Reversed and new trial granted.


[1] The evidence bearing on this phase of the proof derives from an examination of the X-ray technician, which includes the following questions and answers:

"Q. In your work do you as a technologist decide when or where to take x-rays of a patient?

"A. No, we do not.

"Q. Who generates the instruction to do work like that?

"A. The doctor; whether he be a GP or specialist, they always direct us.

* * * * *

"THE COURT: Did Dr. Smiley assist you in aligning the machine?

"THE WITNESS: Yes, he did.

* * * * *

"Q. Who dismisses you from the room, and who tells you to come back?

"A. The doctor.

* * * * *

"Q. When you were called to return to the x-ray room on Mrs. Synnott's surgery, when you returned what were you instructed to do?

"A. I was instructed to take another film.

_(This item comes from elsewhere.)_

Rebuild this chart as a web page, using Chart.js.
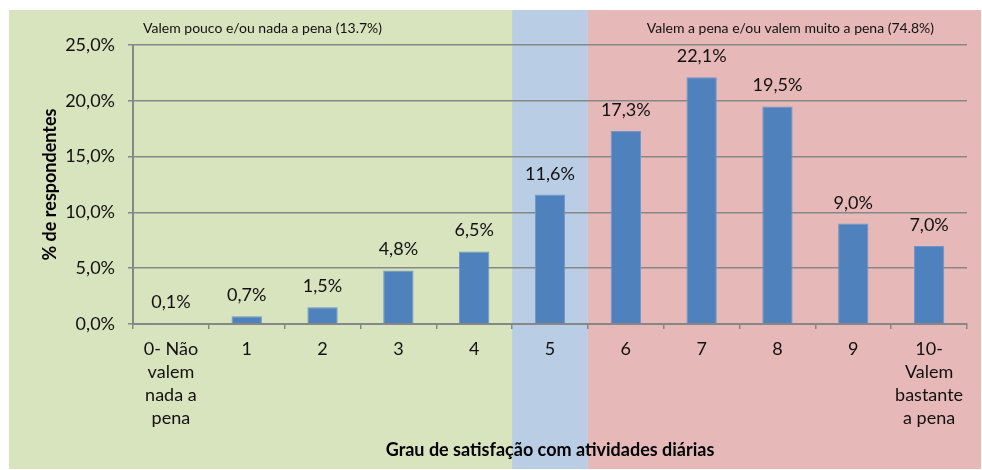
<!DOCTYPE html>
<html>
<head>
<meta charset="utf-8">
<script src="https://cdn.jsdelivr.net/npm/chart.js@4"></script>
<style>
  html, body { margin: 0; padding: 0; background: #fff; }
  #wrap { width: 982px; height: 470px; }
</style>
</head>
<body>
<div id="wrap"><canvas id="myChart" width="982" height="470"></canvas></div>
<script>
// Chart data
const categories = [
  ['0- Não', 'valem', 'nada a', 'pena'],
  '1', '2', '3', '4', '5', '6', '7', '8', '9',
  ['10-', 'Valem', 'bastante', 'a pena']
];
const percentValues = [0.1, 0.7, 1.5, 4.8, 6.5, 11.6, 17.3, 22.1, 19.5, 9.0, 7.0];
const yTicks = [0, 5, 10, 15, 20, 25];
const groupNotes = ['Valem pouco e/ou nada a pena (13.7%)', 'Valem a pena e/ou valem muito a pena (74.8%)'];
const xTitle = 'Grau de satisfação com atividades diárias';
const yTitle = '% de respondentes';

const FONT = 'Lato, "Open Sans", sans-serif';
const GRID = '#878787';
const TEXT = '#111';

function pct(v) {
  return v.toFixed(1).replace('.', ',') + '%';
}

// Coloured bands behind the chart + group notes on top
const bandsPlugin = {
  id: 'bands',
  beforeDraw(chart) {
    const ctx = chart.ctx;
    const x = chart.scales.x;
    const b1 = (x.getPixelForValue(4) + x.getPixelForValue(5)) / 2;
    const b2 = (x.getPixelForValue(5) + x.getPixelForValue(6)) / 2;
    const top = 10, bottom = chart.height - 1, left = 9, right = chart.width - 1;
    ctx.save();
    ctx.fillStyle = '#d7e4bd';
    ctx.fillRect(left, top, b1 - left, bottom - top);
    ctx.fillStyle = '#b9cde5';
    ctx.fillRect(b1, top, b2 - b1, bottom - top);
    ctx.fillStyle = '#e6b9b8';
    ctx.fillRect(b2, top, right - b2, bottom - top);

    ctx.fillStyle = TEXT;
    ctx.font = '14px ' + FONT;
    ctx.textAlign = 'center';
    ctx.textBaseline = 'middle';
    ctx.fillText(groupNotes[0], (left + b1) / 2 + 2, 28);
    ctx.fillText(groupNotes[1], (b2 + right) / 2 + 6, 28);
    ctx.restore();
  },
  afterDatasetsDraw(chart) {
    const ctx = chart.ctx;
    const meta = chart.getDatasetMeta(0);
    ctx.save();
    ctx.fillStyle = TEXT;
    ctx.font = '18px ' + FONT;
    ctx.textAlign = 'center';
    ctx.textBaseline = 'alphabetic';
    meta.data.forEach((bar, i) => {
      ctx.fillText(pct(percentValues[i]), bar.x, bar.y - 15);
    });
    ctx.restore();
  }
};

const ctx = document.getElementById('myChart').getContext('2d');
new Chart(ctx, {
  type: 'bar',
  data: {
    labels: categories,
    datasets: [{
      data: percentValues,
      backgroundColor: '#4f81bd',
      borderColor: '#7096c8',
      borderWidth: 1,
      categoryPercentage: 1,
      barPercentage: 0.4
    }]
  },
  options: {
    responsive: false,
    animation: false,
    layout: { padding: { left: 0, right: 15, top: 45, bottom: 0 } },
    plugins: {
      legend: { display: false },
      tooltip: { enabled: false }
    },
    scales: {
      x: {
        afterFit: (scale) => { scale.height = 146; },
        grid: {
          offset: true,
          drawOnChartArea: false,
          drawTicks: true,
          tickLength: 5,
          color: GRID,
          lineWidth: 1.5
        },
        border: { display: true, color: GRID, width: 2 },
        ticks: {
          autoSkip: false,
          maxRotation: 0,
          padding: 9,
          color: TEXT,
          font: { family: FONT, size: 18, lineHeight: 1.28 }
        },
        title: {
          display: true,
          text: xTitle,
          color: '#000',
          font: { family: FONT, size: 18, weight: 'bold' },
          padding: { top: 0, bottom: 9 }
        }
      },
      y: {
        min: yTicks[0],
        max: yTicks[yTicks.length - 1],
        afterFit: (scale) => { scale.width = 133; },
        afterBuildTicks: (scale) => { scale.ticks = yTicks.map(v => ({ value: v })); },
        grid: {
          color: GRID,
          lineWidth: 1.5,
          tickLength: 5
        },
        border: { display: true, color: GRID, width: 2 },
        ticks: {
          padding: 13,
          color: TEXT,
          font: { family: FONT, size: 18 },
          callback: (v) => pct(v)
        },
        title: {
          display: true,
          text: yTitle,
          color: '#000',
          font: { family: FONT, size: 18, weight: 'bold' },
          padding: { top: 39, bottom: 0 }
        }
      }
    }
  },
  plugins: [bandsPlugin]
});
</script>
</body>
</html>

"Q. All right. And who gave you that instruction?

"A. Dr. Smiley.

* * * * *

"Q. How did Dr. Smiley assist you in lining up this machine, Mrs. Salls?

"A. Well, he told me where the site of the injury was. He took the x-ray film from my hand, placed it, and he said `Janet'or whoever he's talking to, and said, `I want you to direct the tube into the hip of Mrs. Synnott.'

* * * * *

"Q. At the time that you took the scout film, did Dr. Smiley hold the film for you?

"A. Yes. I mean he took the film from me, and there is an apparatus that is attached to the surgery table where the film is placed in that side, and he sort of manipulates this apparatus with the film. He puts it at the angle, wherever he thinks the film should be.

* * * * *

"Q. * * * The movement and the direction and the placing of the tube was you. He did not assist you in doing that, did he?

"A. He assisted me verbally, not physically.

* * * * *

"Q. He's experienced in interpreting the film, but has hehe does not handle or deal with this machine, does he?

"A. Well, he's donea doctor that does hip pinning has done numerous hip pinnings and he's assisted x-ray technologists numerous times, and with his extensive training he always assists the x-ray technician.

"Q. Verbally.

"A. Verbally and sometimes physically.

* * * * *

"Q. You don't stand there and wait until he says, `Now, you are dismissed, Mrs. Salls.'

"A. Yes, he does. Unless he says for me to go I don't leave, because lots of times he's looking at the film and studying it and thinking about it, and then I stand there. I just don't walk out of the room.

* * * * *

"Q. On the two occasions when you were inside that surgery room, did you take instructions from anyone other than Dr. Smiley?

"A. No, I did not.

"Q. Is he your boss while you were in there?

"A. That's right.

"Q. Whatever he said you would do.

"A. Yes. At no time does an x-ray technician go on their own accord. You're always under the direction of a doctor."

[2] Rule 43.02, Rules of Civil Procedure, provides in pertinent part: "A party may interrogate an unwilling or hostile witness by leading questions. A party may call an adverse party * * * or employe * * * and interrogate him by leading questions and contradict and impeach him on material matters in all respects as if he had been called by the adverse party."